E. Constitutional Claims
Xcel also argues on appeal that the district court erred in holding that there was no unconstitutional taking by the Defendants.5 Xcel points to a number of cases in which courts have held that franchise agreements constitute constitutionally-protected property rights, the taking of which requires just compensation. See, e.g., N.Y. Elec. Lines Co. v. Empire City Subway Co., 235 U.S. 179, 192, 35 S.Ct. 72, 59 L.Ed. 184 (1914). As the district court pointed out, however, “Xcel‘s franchise with the City remains undamaged; Xcel merely had to move its facilities from one portion of the street to another, and such regulation is well within the state‘s police powers.” N. States Power Co., 2002 WL 31026530 at *14. Xcel protests on appeal that the district court‘s decision ignores the fact that it was deprived of its right to compensation for relocation under § 7 of the Franchise Agreement. As discussed above, however, the district court correctly found that § 7 does not provide for compensation under these circumstances. Thus, there was no unconstitutional taking.
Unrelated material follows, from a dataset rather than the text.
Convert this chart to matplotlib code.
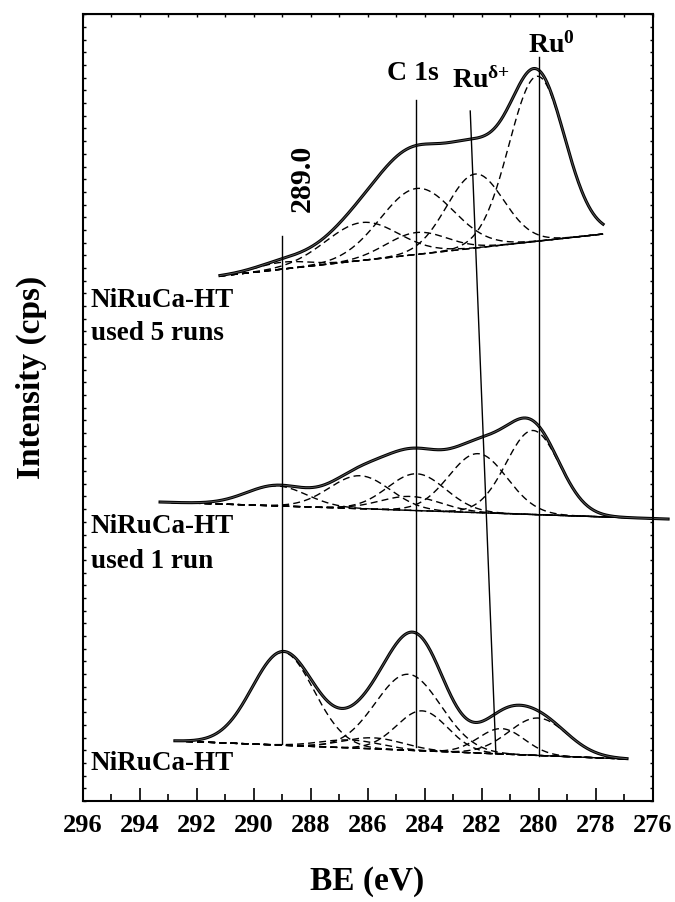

F. Commissioner Tinklenberg
Finally, it is not necessary to reach the issue of whether the district court properly decided that Xcel‘s claims against Commissioner Tinklenberg violated the Eleventh Amendment under the reasoning of Pennhurst v. Halderman, 465 U.S. 89, 104 S.Ct. 900, 79 L.Ed.2d 67 (1984). Analysis of whether Tinklenberg was a proper defendant would be extraneous, given that we conclude that the district court‘s dismissal of all claims against all Defendants on summary judgment was correct. See In re Snyder, 472 U.S. 634, 642, 105 S.Ct. 2874, 86 L.Ed.2d 504 (1985) (“We avoid constitutional issues when resolution of such issues is not necessary for disposition of a case.“).
III. CONCLUSION
For the reasons stated above, the decision of the district court is AFFIRMED.